* start *

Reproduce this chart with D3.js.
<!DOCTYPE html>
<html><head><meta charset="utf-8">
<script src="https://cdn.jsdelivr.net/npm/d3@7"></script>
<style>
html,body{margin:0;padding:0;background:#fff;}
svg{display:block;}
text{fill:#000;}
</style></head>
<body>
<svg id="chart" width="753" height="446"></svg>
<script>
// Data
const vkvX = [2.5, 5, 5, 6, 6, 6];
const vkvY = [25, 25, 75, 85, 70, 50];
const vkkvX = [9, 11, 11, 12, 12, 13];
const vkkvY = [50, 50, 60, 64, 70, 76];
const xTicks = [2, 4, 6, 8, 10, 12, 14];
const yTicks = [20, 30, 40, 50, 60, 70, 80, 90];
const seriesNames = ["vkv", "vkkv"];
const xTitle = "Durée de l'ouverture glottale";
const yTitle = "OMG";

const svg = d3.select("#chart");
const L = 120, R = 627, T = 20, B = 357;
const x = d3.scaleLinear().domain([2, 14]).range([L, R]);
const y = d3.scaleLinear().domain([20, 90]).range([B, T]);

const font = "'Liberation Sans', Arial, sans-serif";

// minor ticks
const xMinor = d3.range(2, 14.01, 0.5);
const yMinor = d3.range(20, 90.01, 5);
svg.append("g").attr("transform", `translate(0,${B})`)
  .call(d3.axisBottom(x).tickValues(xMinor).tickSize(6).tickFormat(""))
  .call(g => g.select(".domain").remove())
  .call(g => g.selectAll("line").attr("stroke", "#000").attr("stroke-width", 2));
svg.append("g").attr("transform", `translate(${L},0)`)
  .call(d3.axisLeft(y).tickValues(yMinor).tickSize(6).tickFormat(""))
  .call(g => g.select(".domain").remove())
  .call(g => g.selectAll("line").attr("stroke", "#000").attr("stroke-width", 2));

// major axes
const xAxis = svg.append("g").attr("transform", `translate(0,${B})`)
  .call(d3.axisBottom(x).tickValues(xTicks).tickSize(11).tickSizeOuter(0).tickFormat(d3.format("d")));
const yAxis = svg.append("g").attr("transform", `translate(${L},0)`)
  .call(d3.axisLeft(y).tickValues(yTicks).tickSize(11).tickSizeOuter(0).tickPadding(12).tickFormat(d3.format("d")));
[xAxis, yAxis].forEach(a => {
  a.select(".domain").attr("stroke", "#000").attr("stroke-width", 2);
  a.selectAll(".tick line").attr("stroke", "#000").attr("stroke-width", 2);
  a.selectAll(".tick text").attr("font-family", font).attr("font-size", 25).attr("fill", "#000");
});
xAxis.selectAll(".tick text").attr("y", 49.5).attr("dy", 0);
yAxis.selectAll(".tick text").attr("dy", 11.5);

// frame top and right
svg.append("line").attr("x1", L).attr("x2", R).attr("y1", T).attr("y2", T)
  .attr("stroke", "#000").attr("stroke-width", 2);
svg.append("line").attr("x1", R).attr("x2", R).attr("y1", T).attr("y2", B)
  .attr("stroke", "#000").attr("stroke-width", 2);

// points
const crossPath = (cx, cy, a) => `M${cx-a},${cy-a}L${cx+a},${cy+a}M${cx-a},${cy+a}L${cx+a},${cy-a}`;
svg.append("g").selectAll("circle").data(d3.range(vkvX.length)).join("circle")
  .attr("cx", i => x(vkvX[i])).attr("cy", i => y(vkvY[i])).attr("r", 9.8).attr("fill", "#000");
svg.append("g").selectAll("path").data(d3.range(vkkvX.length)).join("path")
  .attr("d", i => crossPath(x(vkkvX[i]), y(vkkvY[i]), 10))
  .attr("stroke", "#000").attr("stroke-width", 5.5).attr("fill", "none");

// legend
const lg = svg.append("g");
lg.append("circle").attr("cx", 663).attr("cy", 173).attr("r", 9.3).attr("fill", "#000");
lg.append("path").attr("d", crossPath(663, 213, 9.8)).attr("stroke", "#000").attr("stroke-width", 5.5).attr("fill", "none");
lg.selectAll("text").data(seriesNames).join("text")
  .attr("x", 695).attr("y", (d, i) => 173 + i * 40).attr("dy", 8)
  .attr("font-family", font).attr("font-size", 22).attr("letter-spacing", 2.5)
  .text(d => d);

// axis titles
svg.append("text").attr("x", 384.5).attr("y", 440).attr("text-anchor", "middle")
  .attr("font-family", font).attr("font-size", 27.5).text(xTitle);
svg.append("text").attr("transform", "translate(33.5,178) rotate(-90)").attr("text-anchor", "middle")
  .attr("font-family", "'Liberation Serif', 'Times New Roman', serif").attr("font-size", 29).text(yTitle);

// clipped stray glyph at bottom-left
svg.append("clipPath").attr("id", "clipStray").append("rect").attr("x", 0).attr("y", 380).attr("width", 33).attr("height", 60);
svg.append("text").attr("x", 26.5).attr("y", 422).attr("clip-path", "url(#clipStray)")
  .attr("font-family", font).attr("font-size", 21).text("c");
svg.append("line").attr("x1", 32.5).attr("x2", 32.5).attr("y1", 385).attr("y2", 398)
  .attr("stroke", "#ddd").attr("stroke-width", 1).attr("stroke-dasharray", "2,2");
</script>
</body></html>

* end *

• _EXERCISE GOAL_: Every line above needs to be retyped exactly.

• _RESULT_:
Reproduce this chart with D3.js.
<!DOCTYPE html>
<html><head><meta charset="utf-8">
<script src="https://cdn.jsdelivr.net/npm/d3@7"></script>
<style>
html,body{margin:0;padding:0;background:#fff;}
svg{display:block;}
text{fill:#000;}
</style></head>
<body>
<svg id="chart" width="753" height="446"></svg>
<script>
// Data
const vkvX = [2.5, 5, 5, 6, 6, 6];
const vkvY = [25, 25, 75, 85, 70, 50];
const vkkvX = [9, 11, 11, 12, 12, 13];
const vkkvY = [50, 50, 60, 64, 70, 76];
const xTicks = [2, 4, 6, 8, 10, 12, 14];
const yTicks = [20, 30, 40, 50, 60, 70, 80, 90];
const seriesNames = ["vkv", "vkkv"];
const xTitle = "Durée de l'ouverture glottale";
const yTitle = "OMG";

const svg = d3.select("#chart");
const L = 120, R = 627, T = 20, B = 357;
const x = d3.scaleLinear().domain([2, 14]).range([L, R]);
const y = d3.scaleLinear().domain([20, 90]).range([B, T]);

const font = "'Liberation Sans', Arial, sans-serif";

// minor ticks
const xMinor = d3.range(2, 14.01, 0.5);
const yMinor = d3.range(20, 90.01, 5);
svg.append("g").attr("transform", `translate(0,${B})`)
  .call(d3.axisBottom(x).tickValues(xMinor).tickSize(6).tickFormat(""))
  .call(g => g.select(".domain").remove())
  .call(g => g.selectAll("line").attr("stroke", "#000").attr("stroke-width", 2));
svg.append("g").attr("transform", `translate(${L},0)`)
  .call(d3.axisLeft(y).tickValues(yMinor).tickSize(6).tickFormat(""))
  .call(g => g.select(".domain").remove())
  .call(g => g.selectAll("line").attr("stroke", "#000").attr("stroke-width", 2));

// major axes
const xAxis = svg.append("g").attr("transform", `translate(0,${B})`)
  .call(d3.axisBottom(x).tickValues(xTicks).tickSize(11).tickSizeOuter(0).tickFormat(d3.format("d")));
const yAxis = svg.append("g").attr("transform", `translate(${L},0)`)
  .call(d3.axisLeft(y).tickValues(yTicks).tickSize(11).tickSizeOuter(0).tickPadding(12).tickFormat(d3.format("d")));
[xAxis, yAxis].forEach(a => {
  a.select(".domain").attr("stroke", "#000").attr("stroke-width", 2);
  a.selectAll(".tick line").attr("stroke", "#000").attr("stroke-width", 2);
  a.selectAll(".tick text").attr("font-family", font).attr("font-size", 25).attr("fill", "#000");
});
xAxis.selectAll(".tick text").attr("y", 49.5).attr("dy", 0);
yAxis.selectAll(".tick text").attr("dy", 11.5);

// frame top and right
svg.append("line").attr("x1", L).attr("x2", R).attr("y1", T).attr("y2", T)
  .attr("stroke", "#000").attr("stroke-width", 2);
svg.append("line").attr("x1", R).attr("x2", R).attr("y1", T).attr("y2", B)
  .attr("stroke", "#000").attr("stroke-width", 2);

// points
const crossPath = (cx, cy, a) => `M${cx-a},${cy-a}L${cx+a},${cy+a}M${cx-a},${cy+a}L${cx+a},${cy-a}`;
svg.append("g").selectAll("circle").data(d3.range(vkvX.length)).join("circle")
  .attr("cx", i => x(vkvX[i])).attr("cy", i => y(vkvY[i])).attr("r", 9.8).attr("fill", "#000");
svg.append("g").selectAll("path").data(d3.range(vkkvX.length)).join("path")
  .attr("d", i => crossPath(x(vkkvX[i]), y(vkkvY[i]), 10))
  .attr("stroke", "#000").attr("stroke-width", 5.5).attr("fill", "none");

// legend
const lg = svg.append("g");
lg.append("circle").attr("cx", 663).attr("cy", 173).attr("r", 9.3).attr("fill", "#000");
lg.append("path").attr("d", crossPath(663, 213, 9.8)).attr("stroke", "#000").attr("stroke-width", 5.5).attr("fill", "none");
lg.selectAll("text").data(seriesNames).join("text")
  .attr("x", 695).attr("y", (d, i) => 173 + i * 40).attr("dy", 8)
  .attr("font-family", font).attr("font-size", 22).attr("letter-spacing", 2.5)
  .text(d => d);

// axis titles
svg.append("text").attr("x", 384.5).attr("y", 440).attr("text-anchor", "middle")
  .attr("font-family", font).attr("font-size", 27.5).text(xTitle);
svg.append("text").attr("transform", "translate(33.5,178) rotate(-90)").attr("text-anchor", "middle")
  .attr("font-family", "'Liberation Serif', 'Times New Roman', serif").attr("font-size", 29).text(yTitle);

// clipped stray glyph at bottom-left
svg.append("clipPath").attr("id", "clipStray").append("rect").attr("x", 0).attr("y", 380).attr("width", 33).attr("height", 60);
svg.append("text").attr("x", 26.5).attr("y", 422).attr("clip-path", "url(#clipStray)")
  .attr("font-family", font).attr("font-size", 21).text("c");
svg.append("line").attr("x1", 32.5).attr("x2", 32.5).attr("y1", 385).attr("y2", 398)
  .attr("stroke", "#ddd").attr("stroke-width", 1).attr("stroke-dasharray", "2,2");
</script>
</body></html>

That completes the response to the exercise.